- Choreographer: Christopher Wheeldon
- Music: Arvo Pärt
- Premiere: 22 January 2005 New York State Theater
- Original ballet company: New York City Ballet
- Created for: Wendy Whelan Jock Soto
- Genre: contemporary ballet

= After the Rain (ballet) =

2005 ballet by Christopher Wheeldon with music by Arvo Pärt

After the Rain is a ballet choreographed by Christopher Wheeldon on New York City Ballet to music of Arvo Pärt, including Tabula Rasa (first movement, Ludus) and Spiegel im Spiegel. The ballet premiered on January 22, 2005, at the New York State Theater, Lincoln Center. The final pas de deux is commonly performed separately from the remainder of the ballet.

==Production==

===Background===
After the Rain was commissioned as a part of New York City Ballet's annual New Combinations Evening, which honors the anniversary of George Balanchine’s birth with new ballets. It was the last ballet Wheeldon created for Jock Soto before Soto's retirement in June 2005.

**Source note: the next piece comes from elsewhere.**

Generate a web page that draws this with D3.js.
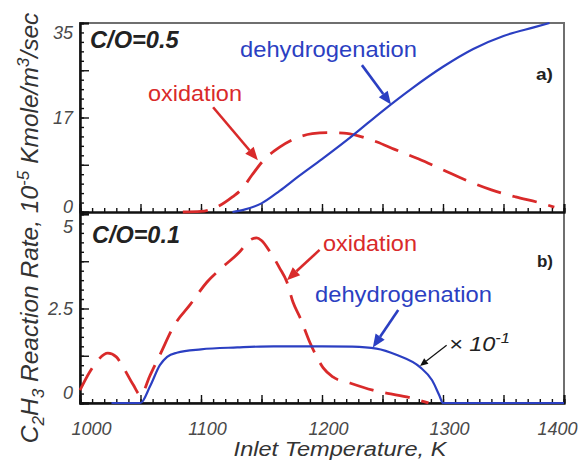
<!DOCTYPE html>
<html>
<head>
<meta charset="utf-8">
<script src="https://cdn.jsdelivr.net/npm/d3@7"></script>
<style>
  body { margin: 0; background: #fff; }
  svg { display: block; }
</style>
</head>
<body>
<svg id="chart" width="581" height="462"></svg>
<script>
// ---- data ----
// panel a) C/O = 0.5, rate in 10^-5 Kmole/m3/sec
const tempOxA = [1085, 1100, 1112, 1126, 1134, 1142, 1151, 1165, 1180, 1192, 1205, 1218, 1230, 1245, 1260, 1280, 1300, 1320, 1340, 1360, 1380, 1392];
const rateOxA = [0, 0.1, 0.8, 2.8, 4.3, 6.8, 9.4, 12.0, 13.8, 14.5, 14.7, 14.6, 14.1, 13.0, 11.6, 9.8, 7.8, 5.8, 4.1, 2.8, 1.7, 0.9];
const tempDehA = [1126, 1135, 1150, 1165, 1180, 1200, 1225, 1250, 1275, 1300, 1325, 1350, 1375, 1388];
const rateDehA = [0, 0.4, 1.6, 3.9, 6.5, 9.8, 14.1, 18.7, 23.0, 26.9, 30.2, 32.6, 34.2, 35];

// panel b) C/O = 0.1 (dehydrogenation shown x 10^-1)
const tempOxB = [1000, 1008, 1015, 1023, 1030, 1036, 1044, 1050, 1058, 1066, 1078, 1091, 1105, 1118, 1132, 1140, 1146, 1150, 1157, 1165, 1171, 1176, 1182, 1190, 1196, 1201, 1209, 1223, 1242, 1270, 1288];
const rateOxB = [0.34, 0.82, 1.14, 1.32, 1.22, 0.93, 0.48, 0.21, 0.74, 1.27, 2.06, 2.6, 3.2, 3.6, 4.0, 4.3, 4.37, 4.3, 4.0, 3.57, 3.2, 2.67, 2.25, 1.6, 1.2, 0.93, 0.69, 0.53, 0.34, 0.16, 0];
const tempDehB = [1026, 1050, 1058, 1066, 1072, 1080, 1100, 1130, 1160, 1200, 1225, 1245, 1262, 1281, 1291, 1297, 1300, 1400];
const rateDehB = [0, 0, 0.45, 1.0, 1.22, 1.33, 1.42, 1.47, 1.5, 1.5, 1.49, 1.44, 1.27, 0.95, 0.6, 0.2, 0, 0];

// ticks
const xTickValues = [1000, 1100, 1200, 1300, 1400];
const xTickLabels = ["1000", "1100", "1200", "1300", "1400"];
const yTickValuesA = [0, 17.5, 35];
const yTickLabelsA = ["0", "17", "35"];
const yTickValuesB = [0, 2.5, 5];
const yTickLabelsB = ["0", "2.5", "5"];

// ---- look ----
const FONT = "'Liberation Sans', Arial, Helvetica, sans-serif";
const BLUE = "#2b3fc2";
const RED = "#d92a2a";
const TEXT = "#222";

const svg = d3.select("#chart");

const x = d3.scaleLinear().domain([1000, 1400]).range([80, 564]);
const yA = d3.scaleLinear().domain([0, 35]).range([212, 23]);
const yB = d3.scaleLinear().domain([0, 5]).range([403, 214]);

// text helper: parts may be sub/superscript, box gets stretched to a given width
function addText(parent, px, py, parts, opt) {
  const g = parent.append("g");
  const t = g.append("text")
    .attr("font-family", FONT)
    .attr("font-size", opt.size)
    .attr("font-weight", opt.weight || "normal")
    .attr("font-style", opt.style || "normal")
    .attr("fill", opt.fill || TEXT)
    .attr("text-anchor", opt.anchor || "start");
  let shift = 0;
  parts.forEach(p => {
    const s = typeof p === "string" ? { t: p } : p;
    const target = s.sup ? -opt.size * 0.4 : s.sub ? opt.size * 0.25 : 0;
    const ts = t.append("tspan").text(s.t).attr("dy", target - shift);
    if (s.sup || s.sub) ts.attr("font-size", opt.size * 0.7);
    shift = target;
  });
  const w = t.node().getBBox().width;
  const sx = opt.width ? opt.width / w : 1;
  g.attr("transform", `translate(${px},${py})` + (opt.rotate ? ` rotate(${opt.rotate})` : "") + ` scale(${sx},1)`);
  return g;
}

function arrow(parent, from, to, color, width, headLen, headW) {
  const [x1, y1] = from, [x2, y2] = to;
  const a = Math.atan2(y2 - y1, x2 - x1);
  const bx = x2 - headLen * Math.cos(a), by = y2 - headLen * Math.sin(a);
  parent.append("line")
    .attr("x1", x1).attr("y1", y1).attr("x2", bx).attr("y2", by)
    .attr("stroke", color).attr("stroke-width", width);
  const nx = -Math.sin(a) * headW, ny = Math.cos(a) * headW;
  parent.append("path")
    .attr("d", `M${x2},${y2}L${bx + nx},${by + ny}L${bx - nx},${by - ny}Z`)
    .attr("fill", color);
}

// ---- frame ----
svg.append("rect")
  .attr("x", 80).attr("y", 23).attr("width", 484).attr("height", 380)
  .attr("fill", "none").attr("stroke", "#6f6f6f").attr("stroke-width", 2);

// labelInset: how far the end labels are pulled inside the panel [top, bottom]
function drawPanel(y, top, bottom, majorStep, yTickValues, yTickLabels, labelInset, withXLabels) {
  const g = svg.append("g");
  const yMinor = d3.range(y.domain()[0], y.domain()[1] + 1e-9, majorStep / 5);
  const yMajor = d3.range(y.domain()[0], y.domain()[1] + 1e-9, majorStep);

  // left axis, ticks pointing in
  g.append("g").attr("transform", "translate(80,0)")
    .call(d3.axisLeft(y).tickValues(yMinor).tickSize(-4).tickFormat(""));
  const lab = g.append("g").attr("transform", "translate(80,0)")
    .call(d3.axisLeft(y).tickValues(yMajor).tickSize(-9).tickPadding(7)
      .tickFormat(v => {
        const i = yTickValues.findIndex(t => Math.abs(t - v) < 1e-6);
        return i < 0 ? "" : yTickLabels[i];
      }));
  lab.selectAll("text").each(function (v) {
    const c = Math.max(top + labelInset[0], Math.min(bottom - labelInset[1], y(v)));
    d3.select(this).attr("y", c - y(v));
  });

  // bottom axis
  const xMinor = d3.range(1000, 1401, 10);
  const xMajor = d3.range(1000, 1401, 50);
  g.append("g").attr("transform", `translate(0,${bottom})`)
    .call(d3.axisBottom(x).tickValues(xMinor).tickSize(-4).tickFormat(""));
  const xl = g.append("g").attr("transform", `translate(0,${bottom})`)
    .call(d3.axisBottom(x).tickValues(xMajor).tickSize(-8).tickPadding(19)
      .tickFormat(v => {
        const i = xTickValues.indexOf(v);
        return withXLabels && i >= 0 ? xTickLabels[i] : "";
      }));
  xl.selectAll("text").each(function (v) {
    const c = Math.max(91, Math.min(557, x(v) + 6));
    d3.select(this).attr("x", c - x(v));
  });

  g.selectAll(".domain").attr("stroke", "#111").attr("stroke-width", 2);
  g.selectAll(".tick line").attr("stroke", "#111").attr("stroke-width", 1.4);
  g.selectAll(".tick text")
    .attr("font-family", FONT).attr("font-size", 18)
    .attr("font-style", "italic").attr("fill", "#4a4a4a");
  return g;
}

drawPanel(yA, 23, 212, 8.75, yTickValuesA, yTickLabelsA, [10, 5], false);
drawPanel(yB, 212, 403, 1.25, yTickValuesB, yTickLabelsB, [15, 10], true);

// ---- curves ----
function series(temps, rates, y, color, dashed) {
  const line = d3.line().x(d => x(d[0])).y(d => y(d[1])).curve(d3.curveMonotoneX);
  svg.append("path")
    .datum(d3.zip(temps, rates))
    .attr("d", line)
    .attr("fill", "none")
    .attr("stroke", color)
    .attr("stroke-width", dashed ? 2.8 : 2.2)
    .attr("stroke-dasharray", dashed ? "25,12" : null)
    .attr("stroke-linejoin", "round");
}

series(tempOxA, rateOxA, yA, RED, true);
series(tempDehA, rateDehA, yA, BLUE, false);
series(tempOxB, rateOxB, yB, RED, true);
series(tempDehB, rateDehB, yB, BLUE, false);

// ---- annotations ----
const ann = svg.append("g");
const P = (T, v, y) => [x(T), y(v)];

addText(ann, 90, 48, ["C/O=0.5"], { size: 23, weight: "bold", style: "italic", width: 90 });
addText(ann, 240, 57, ["dehydrogenation"], { size: 22.5, fill: BLUE, width: 177 });
addText(ann, 148, 101, ["oxidation"], { size: 22.5, fill: RED, width: 94 });
addText(ann, 536, 80, ["a)"], { size: 17, weight: "bold", width: 17 });
arrow(ann, P(1233, 27.2, yA), P(1257, 19.9, yA), BLUE, 2.6, 13, 5.5);
arrow(ann, P(1110, 19.4, yA), P(1147, 9.6, yA), RED, 2.6, 13, 5.5);

addText(ann, 92, 243, ["C/O=0.1"], { size: 23, weight: "bold", style: "italic", width: 88 });
addText(ann, 323, 251, ["oxidation"], { size: 22.5, fill: RED, width: 94 });
addText(ann, 537, 267, ["b)"], { size: 17, weight: "bold", width: 16 });
addText(ann, 315, 302, ["dehydrogenation"], { size: 22.5, fill: BLUE, width: 177 });
addText(ann, 449, 351, ["\u00d7 10", { t: "-1", sup: true }], { size: 21, style: "italic", width: 61 });
arrow(ann, P(1198, 4.05, yB), P(1171, 3.25, yB), RED, 2.6, 13, 5.5);
arrow(ann, P(1263, 2.46, yB), P(1242, 1.47, yB), BLUE, 2.6, 13, 5.5);
arrow(ann, P(1303, 1.53, yB), P(1281, 0.98, yB), "#111", 1.2, 8, 3.5);

// ---- axis titles ----
addText(svg, 340, 456, ["Inlet Temperature, K"], { size: 21, style: "italic", fill: "#333", anchor: "middle", width: 214 });
addText(svg, 38, 228, ["C", { t: "2", sub: true }, "H", { t: "3", sub: true }, " Reaction Rate, 10",
  { t: "-5", sup: true }, " Kmole/m", { t: "3", sup: true }, "/sec"],
  { size: 23.5, style: "italic", fill: "#333", anchor: "middle", rotate: -90, width: 431 });
</script>
</body>
</html>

===Choreography and music===
The first part of the ballet, set to Arvo Pärt's Tabula Rasa, features three couples. The second part is a pas de deux originated by Soto and Wendy Whelan, which Wheeldon said it was a "love letter, this poem to both of them as artists." The music, Pärt's Spiegel im Spiegel, was sent to Wheeldon by a friend after he said he was "stressed out." According to Wheeldon, the pas de deux was created within three rehearsals. The female dancer wears flat shoes instead of pointe shoes, which Whelan was initially "miffed and confused" about as she had never been off pointe in any New York City Ballet performance, and she later recalled thinking Wheeldon was making her "walk like an old lady", but later realized "exactly the opposite of that. It has so many images that are meaningful to me. It's so simple, and yet there's so much love in it." Wheeldon encouraged dancers to interpret the pas de deux in their own ways, and said the worst thing dancers could do is to "act" it.

==Revivals==
The pas de deux has since been danced by companies such as Joffrey Ballet, Pacific Northwest Ballet, San Francisco Ballet, The Australian Ballet and The Royal Ballet. In 2014, Whelan danced the pas de deux at her final performance with the New York City Ballet, and partnered Craig Hall. The Royal Ballet performed the entirety of After the Rain for the first time in 2016.

==Original cast==

- Wendy Whelan
- Sofiane Sylve
- Maria Kowroski

- Jock Soto
- Edwaard Liang
- Ask la Cour

Source:

==Videography==
In a 2013 video, Kowroski and la Cour performed the pas de deux on the roof of 4 World Trade Center, which has over 2 million views on YouTube as of 2016.

In light of the impact of the COVID-19 coronavirus pandemic on the performing arts, New York City Ballet released a recording of the pas de deux featuring Wendy Whelan and Craig Hall, recorded on October 9, 2012. San Francisco Ballet streamed a performance featuring Yuan Yuan Tan and Luke Ingham, as a part of the Director's Choice program.